##### RECORDS TO PROCESS
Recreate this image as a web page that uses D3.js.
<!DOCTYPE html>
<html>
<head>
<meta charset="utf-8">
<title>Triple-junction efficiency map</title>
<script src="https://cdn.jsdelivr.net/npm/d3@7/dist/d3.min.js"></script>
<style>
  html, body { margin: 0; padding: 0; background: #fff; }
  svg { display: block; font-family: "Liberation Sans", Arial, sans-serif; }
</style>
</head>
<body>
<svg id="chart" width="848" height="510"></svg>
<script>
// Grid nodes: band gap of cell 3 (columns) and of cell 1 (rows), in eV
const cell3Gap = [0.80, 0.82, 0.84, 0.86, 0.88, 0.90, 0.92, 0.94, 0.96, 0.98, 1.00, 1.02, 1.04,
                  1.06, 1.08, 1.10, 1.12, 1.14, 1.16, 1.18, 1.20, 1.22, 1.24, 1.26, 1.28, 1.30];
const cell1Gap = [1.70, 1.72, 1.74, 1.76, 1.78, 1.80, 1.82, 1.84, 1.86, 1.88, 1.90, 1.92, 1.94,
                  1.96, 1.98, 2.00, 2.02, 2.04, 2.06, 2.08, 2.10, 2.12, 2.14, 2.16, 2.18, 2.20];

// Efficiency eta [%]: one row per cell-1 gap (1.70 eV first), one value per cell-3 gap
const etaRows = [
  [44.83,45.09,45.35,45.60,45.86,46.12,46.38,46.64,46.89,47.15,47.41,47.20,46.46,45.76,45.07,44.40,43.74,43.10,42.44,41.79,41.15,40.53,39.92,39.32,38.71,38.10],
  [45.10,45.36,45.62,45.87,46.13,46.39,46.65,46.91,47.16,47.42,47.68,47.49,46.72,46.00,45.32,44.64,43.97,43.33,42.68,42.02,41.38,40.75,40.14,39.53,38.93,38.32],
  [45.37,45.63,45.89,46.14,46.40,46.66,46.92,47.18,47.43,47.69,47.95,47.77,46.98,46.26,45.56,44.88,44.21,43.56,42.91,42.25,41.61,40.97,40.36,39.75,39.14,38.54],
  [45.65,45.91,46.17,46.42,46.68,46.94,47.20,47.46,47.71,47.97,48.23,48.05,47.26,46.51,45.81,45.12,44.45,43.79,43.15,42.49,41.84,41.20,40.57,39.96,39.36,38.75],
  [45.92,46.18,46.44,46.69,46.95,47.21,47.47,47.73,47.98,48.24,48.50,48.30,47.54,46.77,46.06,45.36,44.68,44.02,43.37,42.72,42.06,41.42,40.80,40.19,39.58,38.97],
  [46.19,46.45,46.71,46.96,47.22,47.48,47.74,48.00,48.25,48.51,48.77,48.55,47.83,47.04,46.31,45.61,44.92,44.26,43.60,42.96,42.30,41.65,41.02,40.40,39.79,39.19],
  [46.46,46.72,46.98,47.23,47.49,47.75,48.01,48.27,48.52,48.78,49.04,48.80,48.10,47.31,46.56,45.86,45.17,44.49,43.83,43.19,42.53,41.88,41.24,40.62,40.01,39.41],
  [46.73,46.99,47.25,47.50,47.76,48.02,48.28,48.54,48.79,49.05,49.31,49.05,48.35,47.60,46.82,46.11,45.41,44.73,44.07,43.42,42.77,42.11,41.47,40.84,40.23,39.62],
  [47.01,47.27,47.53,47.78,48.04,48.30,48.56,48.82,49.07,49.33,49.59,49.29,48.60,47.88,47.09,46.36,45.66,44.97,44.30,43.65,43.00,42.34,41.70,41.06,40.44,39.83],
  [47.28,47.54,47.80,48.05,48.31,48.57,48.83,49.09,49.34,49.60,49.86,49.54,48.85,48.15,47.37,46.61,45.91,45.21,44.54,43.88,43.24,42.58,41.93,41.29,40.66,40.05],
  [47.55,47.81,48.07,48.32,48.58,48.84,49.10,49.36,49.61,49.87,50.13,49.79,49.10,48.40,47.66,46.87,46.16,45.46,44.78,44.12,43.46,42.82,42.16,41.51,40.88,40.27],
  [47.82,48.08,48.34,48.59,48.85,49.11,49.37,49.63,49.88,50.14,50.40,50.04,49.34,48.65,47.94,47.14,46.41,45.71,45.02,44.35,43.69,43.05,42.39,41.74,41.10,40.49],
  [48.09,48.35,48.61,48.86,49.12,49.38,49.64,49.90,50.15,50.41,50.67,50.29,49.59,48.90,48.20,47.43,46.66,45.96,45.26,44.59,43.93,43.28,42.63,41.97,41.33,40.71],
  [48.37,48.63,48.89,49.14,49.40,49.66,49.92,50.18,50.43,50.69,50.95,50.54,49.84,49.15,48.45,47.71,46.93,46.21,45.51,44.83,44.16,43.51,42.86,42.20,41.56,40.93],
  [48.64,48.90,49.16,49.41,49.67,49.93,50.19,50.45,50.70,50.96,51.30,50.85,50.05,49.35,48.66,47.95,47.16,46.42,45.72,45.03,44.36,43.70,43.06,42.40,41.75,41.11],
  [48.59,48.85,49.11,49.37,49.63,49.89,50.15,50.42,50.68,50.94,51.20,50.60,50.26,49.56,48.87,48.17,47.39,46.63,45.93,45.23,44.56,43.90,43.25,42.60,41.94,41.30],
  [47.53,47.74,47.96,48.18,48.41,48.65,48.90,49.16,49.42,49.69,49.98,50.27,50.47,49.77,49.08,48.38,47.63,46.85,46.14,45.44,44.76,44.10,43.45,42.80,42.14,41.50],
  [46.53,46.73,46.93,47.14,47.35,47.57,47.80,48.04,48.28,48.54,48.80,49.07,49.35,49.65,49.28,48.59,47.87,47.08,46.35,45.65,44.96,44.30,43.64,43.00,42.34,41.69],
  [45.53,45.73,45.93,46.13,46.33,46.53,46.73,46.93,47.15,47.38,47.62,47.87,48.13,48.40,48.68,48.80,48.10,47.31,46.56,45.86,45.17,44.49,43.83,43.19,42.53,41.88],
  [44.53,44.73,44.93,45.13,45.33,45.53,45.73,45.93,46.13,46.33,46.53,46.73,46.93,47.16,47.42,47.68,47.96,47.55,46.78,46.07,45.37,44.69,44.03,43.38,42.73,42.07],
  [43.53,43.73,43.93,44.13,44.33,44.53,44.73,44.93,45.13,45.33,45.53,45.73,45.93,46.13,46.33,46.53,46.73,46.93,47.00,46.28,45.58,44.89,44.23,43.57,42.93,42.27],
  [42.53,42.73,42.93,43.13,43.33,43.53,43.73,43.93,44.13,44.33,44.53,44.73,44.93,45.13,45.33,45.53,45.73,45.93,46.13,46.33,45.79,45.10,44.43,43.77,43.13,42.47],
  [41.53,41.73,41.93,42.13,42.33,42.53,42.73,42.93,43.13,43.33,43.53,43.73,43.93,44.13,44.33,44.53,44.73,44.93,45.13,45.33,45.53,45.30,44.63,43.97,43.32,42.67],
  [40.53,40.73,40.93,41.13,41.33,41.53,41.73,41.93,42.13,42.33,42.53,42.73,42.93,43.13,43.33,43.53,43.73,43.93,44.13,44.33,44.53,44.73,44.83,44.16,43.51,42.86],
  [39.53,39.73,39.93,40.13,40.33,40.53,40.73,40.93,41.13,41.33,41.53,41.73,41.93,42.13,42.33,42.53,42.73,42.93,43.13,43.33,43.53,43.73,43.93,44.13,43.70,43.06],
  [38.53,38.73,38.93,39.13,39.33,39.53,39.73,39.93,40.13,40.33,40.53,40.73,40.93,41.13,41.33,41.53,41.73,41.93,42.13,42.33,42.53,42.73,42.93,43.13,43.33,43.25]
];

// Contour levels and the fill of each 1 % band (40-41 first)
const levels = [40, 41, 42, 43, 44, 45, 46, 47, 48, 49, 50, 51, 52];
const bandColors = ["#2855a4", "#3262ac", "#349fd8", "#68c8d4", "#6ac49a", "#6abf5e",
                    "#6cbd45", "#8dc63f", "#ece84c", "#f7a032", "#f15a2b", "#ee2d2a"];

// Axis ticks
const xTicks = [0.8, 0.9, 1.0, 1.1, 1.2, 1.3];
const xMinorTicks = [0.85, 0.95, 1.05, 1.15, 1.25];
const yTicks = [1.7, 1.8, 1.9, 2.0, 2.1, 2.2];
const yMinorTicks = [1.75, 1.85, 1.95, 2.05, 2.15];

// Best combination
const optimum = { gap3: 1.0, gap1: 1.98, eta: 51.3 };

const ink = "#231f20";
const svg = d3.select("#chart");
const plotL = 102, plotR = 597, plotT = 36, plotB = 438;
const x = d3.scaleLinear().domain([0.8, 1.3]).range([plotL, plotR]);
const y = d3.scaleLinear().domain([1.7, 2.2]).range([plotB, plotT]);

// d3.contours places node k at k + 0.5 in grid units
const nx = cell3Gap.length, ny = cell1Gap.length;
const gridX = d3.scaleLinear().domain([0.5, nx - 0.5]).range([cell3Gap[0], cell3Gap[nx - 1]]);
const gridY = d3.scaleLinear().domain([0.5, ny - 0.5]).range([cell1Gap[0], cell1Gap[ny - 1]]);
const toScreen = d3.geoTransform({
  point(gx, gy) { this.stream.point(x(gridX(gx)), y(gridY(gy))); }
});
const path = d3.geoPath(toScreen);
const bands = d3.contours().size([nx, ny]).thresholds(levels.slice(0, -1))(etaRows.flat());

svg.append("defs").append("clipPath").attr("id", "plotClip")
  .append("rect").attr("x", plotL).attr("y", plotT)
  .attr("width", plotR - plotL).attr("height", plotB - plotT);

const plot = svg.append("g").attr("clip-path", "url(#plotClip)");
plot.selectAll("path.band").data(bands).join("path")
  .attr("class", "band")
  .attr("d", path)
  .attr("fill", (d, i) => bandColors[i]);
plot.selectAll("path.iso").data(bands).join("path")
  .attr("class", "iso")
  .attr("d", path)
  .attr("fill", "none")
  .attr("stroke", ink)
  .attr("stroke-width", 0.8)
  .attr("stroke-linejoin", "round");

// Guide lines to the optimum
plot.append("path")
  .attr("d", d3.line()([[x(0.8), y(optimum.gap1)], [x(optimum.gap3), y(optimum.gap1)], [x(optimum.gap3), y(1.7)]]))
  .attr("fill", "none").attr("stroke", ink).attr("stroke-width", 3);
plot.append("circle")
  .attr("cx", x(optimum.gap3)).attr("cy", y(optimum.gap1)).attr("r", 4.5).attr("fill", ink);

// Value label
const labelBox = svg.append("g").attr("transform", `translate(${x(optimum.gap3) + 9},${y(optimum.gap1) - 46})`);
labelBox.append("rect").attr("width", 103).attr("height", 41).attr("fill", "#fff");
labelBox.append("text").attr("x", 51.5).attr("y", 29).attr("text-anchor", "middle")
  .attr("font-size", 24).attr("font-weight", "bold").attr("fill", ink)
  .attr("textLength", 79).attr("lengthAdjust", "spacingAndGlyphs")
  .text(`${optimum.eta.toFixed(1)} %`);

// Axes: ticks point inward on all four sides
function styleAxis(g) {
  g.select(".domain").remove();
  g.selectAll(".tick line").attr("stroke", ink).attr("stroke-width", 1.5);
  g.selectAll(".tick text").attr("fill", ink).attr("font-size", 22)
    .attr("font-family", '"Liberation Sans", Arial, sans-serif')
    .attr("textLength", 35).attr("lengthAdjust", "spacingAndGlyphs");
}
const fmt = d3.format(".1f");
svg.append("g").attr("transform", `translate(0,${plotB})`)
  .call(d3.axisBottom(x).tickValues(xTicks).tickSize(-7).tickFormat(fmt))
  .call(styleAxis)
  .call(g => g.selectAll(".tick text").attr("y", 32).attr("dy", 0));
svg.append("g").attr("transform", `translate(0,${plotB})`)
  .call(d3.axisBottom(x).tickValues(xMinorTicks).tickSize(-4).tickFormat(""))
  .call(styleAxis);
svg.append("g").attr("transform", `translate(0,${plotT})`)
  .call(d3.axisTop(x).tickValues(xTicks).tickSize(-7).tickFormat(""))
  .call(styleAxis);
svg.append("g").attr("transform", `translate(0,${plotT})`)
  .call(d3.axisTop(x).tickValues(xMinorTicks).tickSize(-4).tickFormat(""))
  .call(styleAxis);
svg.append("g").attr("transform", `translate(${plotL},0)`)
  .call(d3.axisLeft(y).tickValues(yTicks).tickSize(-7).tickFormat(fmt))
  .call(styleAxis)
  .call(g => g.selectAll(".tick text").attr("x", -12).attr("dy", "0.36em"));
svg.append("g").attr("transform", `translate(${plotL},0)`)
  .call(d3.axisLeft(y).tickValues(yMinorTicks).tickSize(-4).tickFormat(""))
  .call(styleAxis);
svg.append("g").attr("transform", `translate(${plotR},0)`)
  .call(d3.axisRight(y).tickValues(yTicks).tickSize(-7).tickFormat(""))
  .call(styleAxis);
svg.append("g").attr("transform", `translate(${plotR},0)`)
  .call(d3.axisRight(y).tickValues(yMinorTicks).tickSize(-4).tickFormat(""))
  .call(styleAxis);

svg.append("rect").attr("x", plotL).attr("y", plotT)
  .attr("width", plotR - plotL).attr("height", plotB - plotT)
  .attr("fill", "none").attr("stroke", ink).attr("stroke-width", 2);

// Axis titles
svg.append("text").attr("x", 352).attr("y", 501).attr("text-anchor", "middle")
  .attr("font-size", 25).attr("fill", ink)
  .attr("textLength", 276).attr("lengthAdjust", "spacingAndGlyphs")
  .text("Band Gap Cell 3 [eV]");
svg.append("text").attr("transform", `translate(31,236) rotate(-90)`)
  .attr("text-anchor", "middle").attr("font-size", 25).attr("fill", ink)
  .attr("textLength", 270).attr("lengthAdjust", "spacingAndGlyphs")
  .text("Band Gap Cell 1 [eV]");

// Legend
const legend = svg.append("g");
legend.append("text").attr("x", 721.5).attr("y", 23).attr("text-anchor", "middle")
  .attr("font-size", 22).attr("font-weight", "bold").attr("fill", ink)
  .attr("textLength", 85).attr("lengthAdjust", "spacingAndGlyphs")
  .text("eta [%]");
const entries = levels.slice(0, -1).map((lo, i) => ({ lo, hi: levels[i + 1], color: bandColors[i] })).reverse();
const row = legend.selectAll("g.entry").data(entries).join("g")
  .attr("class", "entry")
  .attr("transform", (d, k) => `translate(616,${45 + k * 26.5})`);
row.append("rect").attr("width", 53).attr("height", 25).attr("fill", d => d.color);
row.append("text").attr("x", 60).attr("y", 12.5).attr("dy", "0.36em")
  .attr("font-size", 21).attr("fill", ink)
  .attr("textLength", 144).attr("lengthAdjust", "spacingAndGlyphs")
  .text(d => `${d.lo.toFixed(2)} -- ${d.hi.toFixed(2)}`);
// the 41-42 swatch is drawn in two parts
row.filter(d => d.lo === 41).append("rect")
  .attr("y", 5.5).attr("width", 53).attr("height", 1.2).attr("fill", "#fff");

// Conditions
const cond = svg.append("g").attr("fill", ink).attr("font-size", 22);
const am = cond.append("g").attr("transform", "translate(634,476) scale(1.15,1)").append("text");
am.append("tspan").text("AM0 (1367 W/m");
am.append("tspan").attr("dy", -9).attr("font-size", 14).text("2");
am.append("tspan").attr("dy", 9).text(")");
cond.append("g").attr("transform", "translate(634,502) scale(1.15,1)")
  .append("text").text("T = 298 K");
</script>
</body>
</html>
##########
##### RECORDS TO PROCESS
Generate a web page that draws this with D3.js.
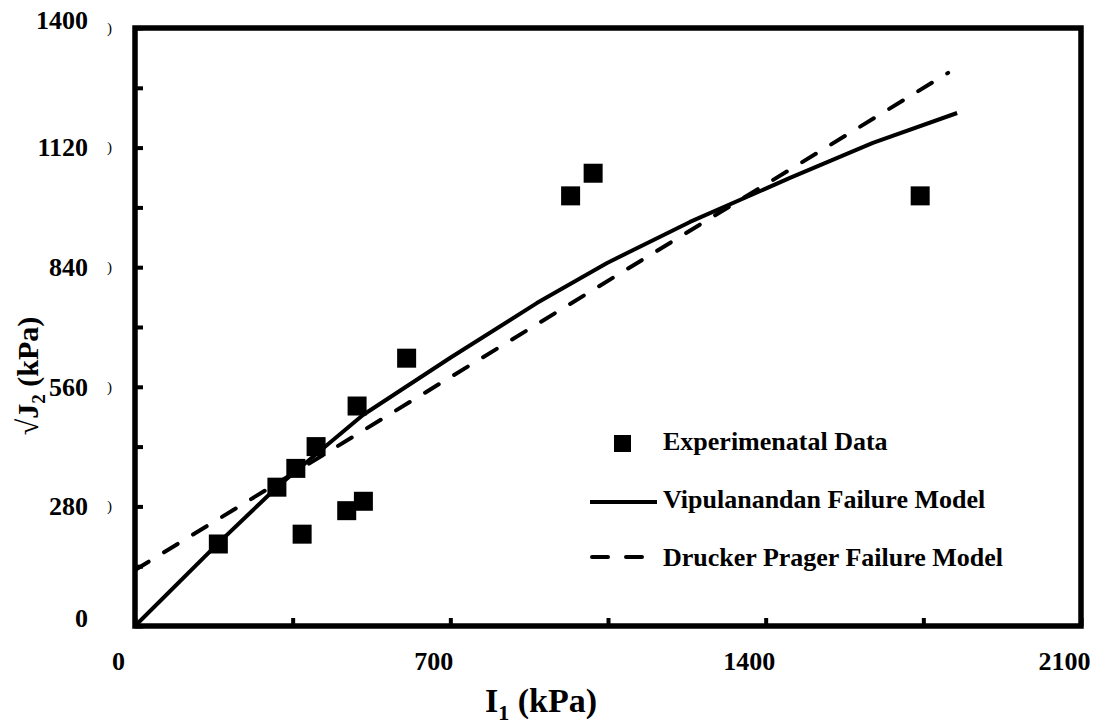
##########
##### RECORDS TO PROCESS
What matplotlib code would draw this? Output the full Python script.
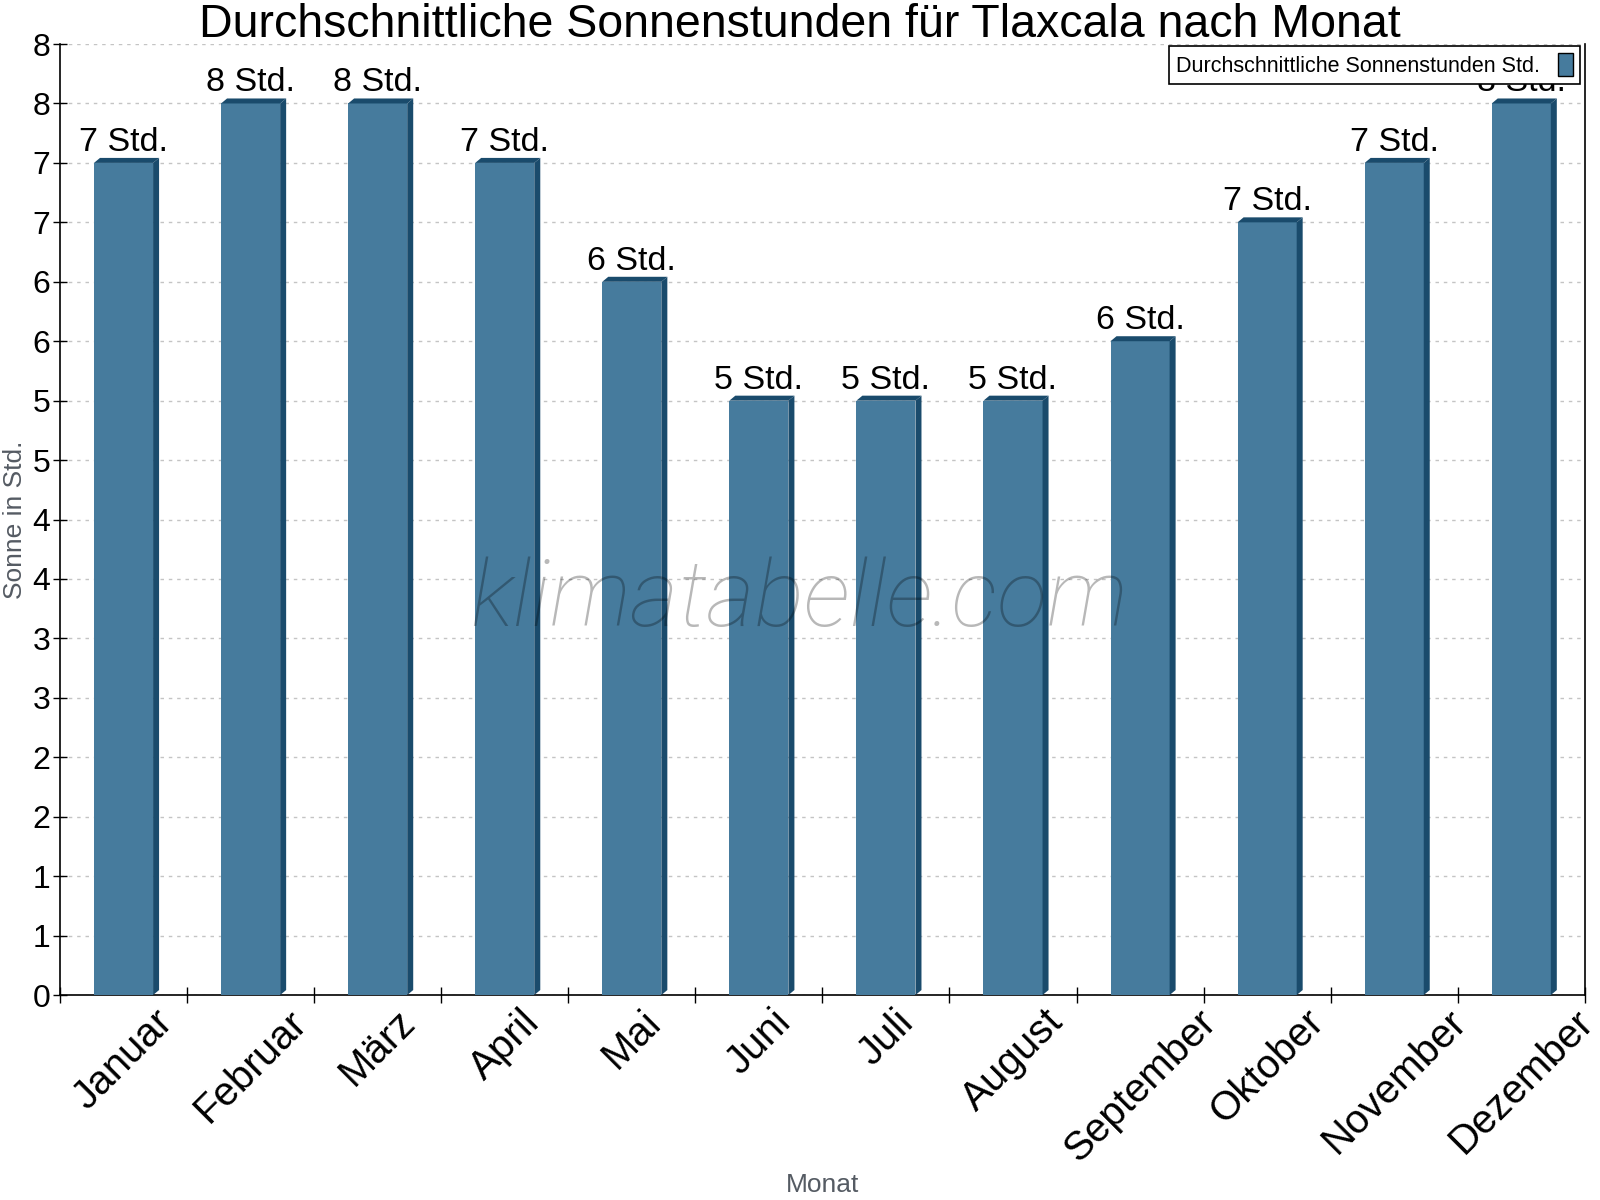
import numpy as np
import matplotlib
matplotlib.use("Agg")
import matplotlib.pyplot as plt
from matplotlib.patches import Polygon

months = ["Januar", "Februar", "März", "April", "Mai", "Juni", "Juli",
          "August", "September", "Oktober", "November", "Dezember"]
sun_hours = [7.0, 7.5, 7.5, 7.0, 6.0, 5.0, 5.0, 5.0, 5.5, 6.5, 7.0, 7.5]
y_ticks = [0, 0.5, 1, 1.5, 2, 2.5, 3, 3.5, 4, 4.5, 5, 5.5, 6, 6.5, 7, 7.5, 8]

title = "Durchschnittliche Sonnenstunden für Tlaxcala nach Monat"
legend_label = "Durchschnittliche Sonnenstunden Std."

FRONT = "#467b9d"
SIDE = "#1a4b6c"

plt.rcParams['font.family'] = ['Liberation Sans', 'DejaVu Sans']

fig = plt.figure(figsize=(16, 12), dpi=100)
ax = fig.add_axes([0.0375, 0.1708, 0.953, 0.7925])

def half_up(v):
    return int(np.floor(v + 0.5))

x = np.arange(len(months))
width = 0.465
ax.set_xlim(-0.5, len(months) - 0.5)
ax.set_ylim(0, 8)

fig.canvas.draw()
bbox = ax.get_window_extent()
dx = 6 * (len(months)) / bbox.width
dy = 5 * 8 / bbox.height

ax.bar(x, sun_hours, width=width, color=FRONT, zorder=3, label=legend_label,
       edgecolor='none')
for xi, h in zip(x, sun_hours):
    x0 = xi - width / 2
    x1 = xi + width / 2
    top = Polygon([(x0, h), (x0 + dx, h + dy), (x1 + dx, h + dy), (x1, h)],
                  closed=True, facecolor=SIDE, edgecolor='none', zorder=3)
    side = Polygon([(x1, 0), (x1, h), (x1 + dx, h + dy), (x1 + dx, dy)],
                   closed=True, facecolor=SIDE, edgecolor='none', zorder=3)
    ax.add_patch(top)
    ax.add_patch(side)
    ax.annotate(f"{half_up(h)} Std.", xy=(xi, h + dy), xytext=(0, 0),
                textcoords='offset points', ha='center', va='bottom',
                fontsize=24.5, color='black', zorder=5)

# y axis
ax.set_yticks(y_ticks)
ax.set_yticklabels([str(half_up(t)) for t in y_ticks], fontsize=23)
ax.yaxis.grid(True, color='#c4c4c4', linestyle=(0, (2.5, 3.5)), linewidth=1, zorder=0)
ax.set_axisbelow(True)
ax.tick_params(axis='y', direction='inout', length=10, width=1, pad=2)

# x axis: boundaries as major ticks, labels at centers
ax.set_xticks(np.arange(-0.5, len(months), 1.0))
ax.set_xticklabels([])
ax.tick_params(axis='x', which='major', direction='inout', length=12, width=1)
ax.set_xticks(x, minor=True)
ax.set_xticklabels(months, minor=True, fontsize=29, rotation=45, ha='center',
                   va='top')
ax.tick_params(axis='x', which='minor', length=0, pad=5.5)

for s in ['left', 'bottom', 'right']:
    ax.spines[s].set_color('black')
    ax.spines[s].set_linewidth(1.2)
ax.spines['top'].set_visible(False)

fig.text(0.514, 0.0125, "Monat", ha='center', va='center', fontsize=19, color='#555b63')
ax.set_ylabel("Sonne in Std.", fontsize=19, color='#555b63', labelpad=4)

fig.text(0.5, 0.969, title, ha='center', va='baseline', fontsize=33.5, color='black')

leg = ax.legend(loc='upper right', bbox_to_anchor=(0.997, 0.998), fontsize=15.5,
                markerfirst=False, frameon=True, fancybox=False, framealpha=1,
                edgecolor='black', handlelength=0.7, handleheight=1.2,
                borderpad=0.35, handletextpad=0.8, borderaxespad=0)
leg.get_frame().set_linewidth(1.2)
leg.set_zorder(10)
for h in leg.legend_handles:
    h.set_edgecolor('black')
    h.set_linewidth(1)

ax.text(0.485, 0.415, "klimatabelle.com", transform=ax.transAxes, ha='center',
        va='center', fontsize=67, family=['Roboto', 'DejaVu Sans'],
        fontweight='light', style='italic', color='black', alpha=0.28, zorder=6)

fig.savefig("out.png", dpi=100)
##########
- _WHAT TO PRODUCE_
Check each line above for the word "page" and say how many have it, with nothing else.

- _EXERCISE RESPONSE_
2